My fourth bit here is one that's been griping on me since Wrath with DPS specs, and more on into Cata with healers and tanks: for healers and tanks, don't create roles to hold the specs, create specs that fill a role. The goal should not be that "X role can heal/tank, and Y fits in X role" but that "Y spec can perform well at X role, but that doesn't mean that they can heal/tank everything". Personally, I loved my Paladin healer. I knew she was a tank healer. I knew my Druid was a raid healer. Given very specific specs and builds, my Paladin could Flash of Light raid heal, too, even when she had only three healing spells and Beacon of Light, even before she had any AOE heals at all. It wasn't optimal, but I could do it. If we needed strong AOE heals, we turned to a Holy Priest or Druid. For strong tank heals or raid support we turned to Paladin buffs and hard heals, or Disc Priests, or a Shaman. Need an AOE tank? Paladin! In a pich, Death Knight! Strong magic mitigation? Soak it with a bear sponge or DK magic bubbles and self heals. Who's the best single-target? Damn straight, a Warrior with passive mitigation and active threat-keeping. Can a Warrior AOE tank? Ya, but it's harder than Paladin AOE tanking.

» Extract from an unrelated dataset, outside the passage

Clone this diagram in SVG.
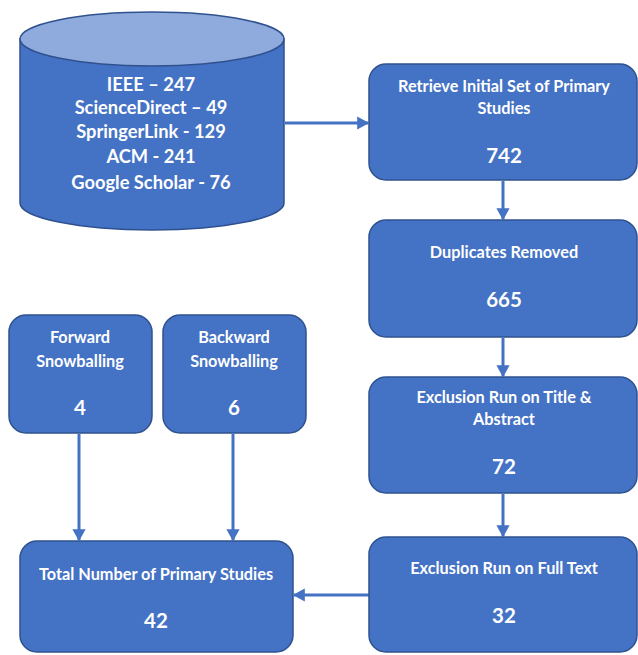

These were points of class pride, and sometimes points of frustration, sure. Number balance has taken care of these sorts of problems less with tank and healers than it has with DPS specs. It's difficult to make a good AOE tank or healer, for instance, out of a class with no AOE tank or healing abilities. But (but!) it sure did make them feel different. These days I can't hardly tell the difference between my tanks when I'm playing as a healer or DPS. When I play my Warrior I don't look at a situation and say "I'll need more help from the party here" or "I can handle this because it's my specialty!", and I miss that. I didn't appreciate the three-heal-model that Healers were given. The developers said that some people didn't enjoy Disc pre-bubbling and damage mitigation, rather than proactive healing. I'm one who would disagree. I did. I see that they're taking steps to put the bubble back in Disc in MoP. They said that pre-hotting wasn't a healthy or fun mechanic for Druids, and it skewed the meters. I'm getting more opinionated here, which isn't really productive, but I couldn't care about the meters as long as everyone is actually pulling their weight and we survive the encounter. Meters can't say everything, like the Druid is working his or her !@# off to keep hots on everyone to keep them topped off, while the Paladin is working his or her respective $%^ off to fill in the gaps that hots just won't cover. I just really want roles for healers and tanks to be broken up again. If you have to take an un-optimal healer once in a while, but you still survive the encounter, then there's no harm in it. That is to say, Paladins don't need 'dem AOE healz, dawg. Not all tanks need a taunt (Paladins did just fine without it, back in the day). Not everyone has to work the same. It's s'not fun.